In McGrath and Hunter’s production, a similar interplay of tradition and innovation moulds Thomas’ work into an exciting new form. Adapted with the help of Carl Grose, The Dark Philosophers' three stories are intertwined with excerpts from the author’s life, amounting to an expressionistic, anarchic piece of theatre – what Hunter calls “an attempt to celebrate the spirit of a man, rather than a faithful adaptation of his stories”. 

He adds: “Our approach is always to start with a vibrant, visual and physical world, and that’s exactly what we’re doing here.”

It’s a Told by an Idiot production through and through, and precisely the sort of treatment McGrath thought was needed to convey the author’s imagination.

“Gwyn Thomas could be portrayed as gritty realism, he says, "but you’d lose a lot of what made him extraordinary."

Incorporating puppetry, music and an outlandish and versatile set design comprising a mountain of wardrobes, the production amounts to what Hunter says is "as far from naturalism as you can get". It may still be in its infancy, but NTW has gained a reputation for thinking big, and here it seems The Dark Philosophers is no exception.

Over the past year McGrath’s theatre has turned heads by bringing Greek tragedy to an MOD firing range, choral music to a Swansea library and en-masse “outdoor gaming” to the beaches of North Wales.
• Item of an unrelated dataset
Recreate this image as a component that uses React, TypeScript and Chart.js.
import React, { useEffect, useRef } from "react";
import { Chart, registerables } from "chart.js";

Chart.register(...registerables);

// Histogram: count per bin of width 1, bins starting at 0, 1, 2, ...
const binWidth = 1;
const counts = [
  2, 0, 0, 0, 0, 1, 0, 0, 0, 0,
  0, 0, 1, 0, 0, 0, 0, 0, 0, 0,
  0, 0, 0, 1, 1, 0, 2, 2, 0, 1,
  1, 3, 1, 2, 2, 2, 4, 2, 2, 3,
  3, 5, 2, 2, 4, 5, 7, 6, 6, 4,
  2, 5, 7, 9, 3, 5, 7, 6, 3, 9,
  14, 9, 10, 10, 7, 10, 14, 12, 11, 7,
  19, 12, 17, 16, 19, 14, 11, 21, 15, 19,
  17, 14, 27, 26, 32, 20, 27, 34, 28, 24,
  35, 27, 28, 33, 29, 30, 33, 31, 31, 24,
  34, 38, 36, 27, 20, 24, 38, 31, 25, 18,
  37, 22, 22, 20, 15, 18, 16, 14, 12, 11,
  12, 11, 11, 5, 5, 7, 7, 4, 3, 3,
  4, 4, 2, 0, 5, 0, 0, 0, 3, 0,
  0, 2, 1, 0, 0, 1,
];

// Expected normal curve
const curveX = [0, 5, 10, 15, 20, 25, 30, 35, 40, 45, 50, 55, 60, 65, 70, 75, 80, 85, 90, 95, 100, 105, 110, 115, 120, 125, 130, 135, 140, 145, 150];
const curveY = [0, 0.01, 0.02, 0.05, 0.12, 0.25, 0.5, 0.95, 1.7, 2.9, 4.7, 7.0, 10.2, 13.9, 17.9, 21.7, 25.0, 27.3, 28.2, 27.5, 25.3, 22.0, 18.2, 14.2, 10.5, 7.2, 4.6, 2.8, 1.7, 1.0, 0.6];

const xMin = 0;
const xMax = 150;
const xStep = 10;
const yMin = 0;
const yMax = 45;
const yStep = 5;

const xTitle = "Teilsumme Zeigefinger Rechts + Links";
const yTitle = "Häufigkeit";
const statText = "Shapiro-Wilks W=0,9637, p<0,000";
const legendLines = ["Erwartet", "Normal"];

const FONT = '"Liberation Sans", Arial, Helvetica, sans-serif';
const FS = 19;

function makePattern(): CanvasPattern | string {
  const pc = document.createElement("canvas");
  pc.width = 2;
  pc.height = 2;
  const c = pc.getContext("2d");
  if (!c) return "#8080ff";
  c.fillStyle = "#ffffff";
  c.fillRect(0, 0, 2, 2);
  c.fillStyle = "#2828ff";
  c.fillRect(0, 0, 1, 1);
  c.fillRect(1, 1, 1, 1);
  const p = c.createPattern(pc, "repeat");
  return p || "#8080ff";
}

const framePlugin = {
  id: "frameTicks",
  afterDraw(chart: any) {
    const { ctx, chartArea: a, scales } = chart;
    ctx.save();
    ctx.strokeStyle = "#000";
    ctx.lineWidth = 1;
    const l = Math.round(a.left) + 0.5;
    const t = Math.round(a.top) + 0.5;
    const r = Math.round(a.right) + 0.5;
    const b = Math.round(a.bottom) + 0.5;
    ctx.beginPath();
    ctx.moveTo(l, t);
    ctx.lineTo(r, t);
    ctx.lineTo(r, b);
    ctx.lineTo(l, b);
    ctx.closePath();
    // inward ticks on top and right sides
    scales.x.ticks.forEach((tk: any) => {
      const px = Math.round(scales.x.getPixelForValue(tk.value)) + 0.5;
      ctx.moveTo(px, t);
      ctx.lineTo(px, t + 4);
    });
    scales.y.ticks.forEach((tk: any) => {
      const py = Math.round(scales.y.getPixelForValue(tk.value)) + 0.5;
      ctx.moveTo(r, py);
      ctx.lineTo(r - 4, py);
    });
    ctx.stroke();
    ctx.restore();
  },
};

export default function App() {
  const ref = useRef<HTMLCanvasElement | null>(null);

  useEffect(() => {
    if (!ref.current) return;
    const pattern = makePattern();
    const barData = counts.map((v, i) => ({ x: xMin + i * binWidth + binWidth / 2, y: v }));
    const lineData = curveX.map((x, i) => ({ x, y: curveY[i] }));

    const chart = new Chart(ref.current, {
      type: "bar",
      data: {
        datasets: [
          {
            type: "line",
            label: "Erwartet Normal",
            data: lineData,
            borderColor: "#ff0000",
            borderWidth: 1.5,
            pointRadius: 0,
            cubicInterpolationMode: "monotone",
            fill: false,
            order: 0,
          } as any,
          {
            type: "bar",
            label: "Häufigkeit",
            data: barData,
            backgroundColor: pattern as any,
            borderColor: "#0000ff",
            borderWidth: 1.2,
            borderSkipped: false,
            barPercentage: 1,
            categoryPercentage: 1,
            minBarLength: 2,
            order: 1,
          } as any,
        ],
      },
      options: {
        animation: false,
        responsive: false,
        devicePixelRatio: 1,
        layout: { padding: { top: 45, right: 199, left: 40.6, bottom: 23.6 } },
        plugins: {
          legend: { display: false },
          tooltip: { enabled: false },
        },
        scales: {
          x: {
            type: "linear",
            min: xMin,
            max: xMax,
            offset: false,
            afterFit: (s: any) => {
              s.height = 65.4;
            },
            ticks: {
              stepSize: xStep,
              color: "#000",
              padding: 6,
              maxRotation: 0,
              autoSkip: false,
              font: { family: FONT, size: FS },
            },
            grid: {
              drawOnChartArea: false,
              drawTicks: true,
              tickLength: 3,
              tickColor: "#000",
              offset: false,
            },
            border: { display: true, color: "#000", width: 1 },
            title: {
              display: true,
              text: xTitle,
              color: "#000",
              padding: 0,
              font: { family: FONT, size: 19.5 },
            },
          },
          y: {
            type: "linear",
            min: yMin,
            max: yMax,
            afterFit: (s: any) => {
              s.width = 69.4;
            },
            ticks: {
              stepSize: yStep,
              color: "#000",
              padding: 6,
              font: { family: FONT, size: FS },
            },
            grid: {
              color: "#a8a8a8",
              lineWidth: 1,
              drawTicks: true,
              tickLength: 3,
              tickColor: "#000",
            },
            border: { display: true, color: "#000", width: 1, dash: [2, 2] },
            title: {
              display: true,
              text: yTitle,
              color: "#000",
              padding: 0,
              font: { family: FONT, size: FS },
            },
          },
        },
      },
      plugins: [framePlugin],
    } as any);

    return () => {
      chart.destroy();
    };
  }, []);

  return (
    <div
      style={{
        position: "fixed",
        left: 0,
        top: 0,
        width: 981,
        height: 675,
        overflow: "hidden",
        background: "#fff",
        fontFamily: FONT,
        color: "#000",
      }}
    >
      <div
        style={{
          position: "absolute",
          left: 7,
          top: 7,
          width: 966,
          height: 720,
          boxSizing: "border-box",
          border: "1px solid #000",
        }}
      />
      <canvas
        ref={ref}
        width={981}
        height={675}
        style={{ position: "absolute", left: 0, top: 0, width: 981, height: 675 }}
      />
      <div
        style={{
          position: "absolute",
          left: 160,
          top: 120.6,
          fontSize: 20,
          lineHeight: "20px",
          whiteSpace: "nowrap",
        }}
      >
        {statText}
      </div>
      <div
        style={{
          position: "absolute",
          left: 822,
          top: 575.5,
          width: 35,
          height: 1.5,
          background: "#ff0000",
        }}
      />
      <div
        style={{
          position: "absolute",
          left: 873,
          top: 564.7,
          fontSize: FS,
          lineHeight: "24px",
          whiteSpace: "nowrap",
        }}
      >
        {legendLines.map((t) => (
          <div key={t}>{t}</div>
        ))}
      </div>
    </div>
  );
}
That’s not to mention Michael Sheen’s participatory Easter epic The Passion, which dominated both the town of Port Talbot and the arts press headlines throughout its 72-hour running time.
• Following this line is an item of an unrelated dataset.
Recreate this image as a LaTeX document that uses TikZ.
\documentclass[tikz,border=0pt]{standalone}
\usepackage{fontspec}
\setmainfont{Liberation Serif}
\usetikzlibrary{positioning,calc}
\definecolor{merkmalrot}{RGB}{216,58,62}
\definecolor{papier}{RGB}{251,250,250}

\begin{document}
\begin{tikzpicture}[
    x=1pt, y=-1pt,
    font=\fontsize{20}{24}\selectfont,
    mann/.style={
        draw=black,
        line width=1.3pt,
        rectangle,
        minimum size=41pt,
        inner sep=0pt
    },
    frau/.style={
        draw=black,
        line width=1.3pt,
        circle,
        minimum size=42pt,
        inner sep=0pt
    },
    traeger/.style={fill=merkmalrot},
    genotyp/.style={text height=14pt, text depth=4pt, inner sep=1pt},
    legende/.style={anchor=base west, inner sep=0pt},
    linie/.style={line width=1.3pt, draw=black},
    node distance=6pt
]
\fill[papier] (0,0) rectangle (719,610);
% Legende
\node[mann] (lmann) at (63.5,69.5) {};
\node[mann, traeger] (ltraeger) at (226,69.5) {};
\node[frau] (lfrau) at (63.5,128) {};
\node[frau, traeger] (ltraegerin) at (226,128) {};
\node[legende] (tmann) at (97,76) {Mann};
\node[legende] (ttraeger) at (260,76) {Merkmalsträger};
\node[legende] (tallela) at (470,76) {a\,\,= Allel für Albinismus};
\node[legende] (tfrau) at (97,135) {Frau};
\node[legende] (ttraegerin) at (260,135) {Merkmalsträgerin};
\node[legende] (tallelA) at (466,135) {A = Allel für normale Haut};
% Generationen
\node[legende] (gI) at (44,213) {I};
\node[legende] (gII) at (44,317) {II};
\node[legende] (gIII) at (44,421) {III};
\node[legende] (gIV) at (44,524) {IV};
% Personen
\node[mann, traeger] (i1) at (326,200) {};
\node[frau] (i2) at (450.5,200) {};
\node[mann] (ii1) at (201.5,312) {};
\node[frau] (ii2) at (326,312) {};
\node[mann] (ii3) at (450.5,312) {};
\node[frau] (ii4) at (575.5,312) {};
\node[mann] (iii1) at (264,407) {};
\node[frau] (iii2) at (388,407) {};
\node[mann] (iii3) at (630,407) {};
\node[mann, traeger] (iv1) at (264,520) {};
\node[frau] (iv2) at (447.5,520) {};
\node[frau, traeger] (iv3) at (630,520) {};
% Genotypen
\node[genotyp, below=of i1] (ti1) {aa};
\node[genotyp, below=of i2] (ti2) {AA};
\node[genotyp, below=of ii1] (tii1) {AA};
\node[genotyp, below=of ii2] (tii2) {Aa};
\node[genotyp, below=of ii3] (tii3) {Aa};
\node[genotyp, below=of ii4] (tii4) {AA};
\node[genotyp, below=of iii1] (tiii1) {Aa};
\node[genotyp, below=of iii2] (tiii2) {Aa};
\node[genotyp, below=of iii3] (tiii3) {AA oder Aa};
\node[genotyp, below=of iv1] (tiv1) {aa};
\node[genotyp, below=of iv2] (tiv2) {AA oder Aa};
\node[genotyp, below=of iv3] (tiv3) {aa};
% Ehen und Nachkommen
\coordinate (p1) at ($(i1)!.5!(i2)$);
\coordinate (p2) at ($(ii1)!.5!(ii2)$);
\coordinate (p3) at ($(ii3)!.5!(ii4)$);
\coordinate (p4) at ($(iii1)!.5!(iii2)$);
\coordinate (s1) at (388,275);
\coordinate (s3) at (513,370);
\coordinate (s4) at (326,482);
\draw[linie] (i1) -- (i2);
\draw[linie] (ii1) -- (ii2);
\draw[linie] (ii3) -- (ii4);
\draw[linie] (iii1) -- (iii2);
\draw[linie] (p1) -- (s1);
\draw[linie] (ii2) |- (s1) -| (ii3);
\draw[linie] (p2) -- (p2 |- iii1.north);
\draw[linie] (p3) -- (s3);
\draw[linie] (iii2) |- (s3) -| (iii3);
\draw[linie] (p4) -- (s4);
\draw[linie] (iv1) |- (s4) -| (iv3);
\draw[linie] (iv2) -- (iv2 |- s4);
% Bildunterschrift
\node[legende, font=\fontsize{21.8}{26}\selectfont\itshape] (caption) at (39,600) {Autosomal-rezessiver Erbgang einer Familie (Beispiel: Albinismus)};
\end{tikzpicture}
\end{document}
After August, NTW joins forces with James for its first musical, The Village Social. Staged in Welsh village halls, the play will marry James’s formidable musical talent to McGrath’s sense of place, kicking off an equally impressive second season that will see NTW expand its international horizons as it incorporates influences and collaborators from Japan, Argentina, Somalia and Kosovo. 

But before that, this summer's British Council showcase will offer the country’s twin national theatres a chance to show international audiences just what their own country has to give. With a fresh side of Welsh urban life thrown open and a literary genius welcomed back into the canon, 2011 could well be remembered as the year Wales arrived on the world stage.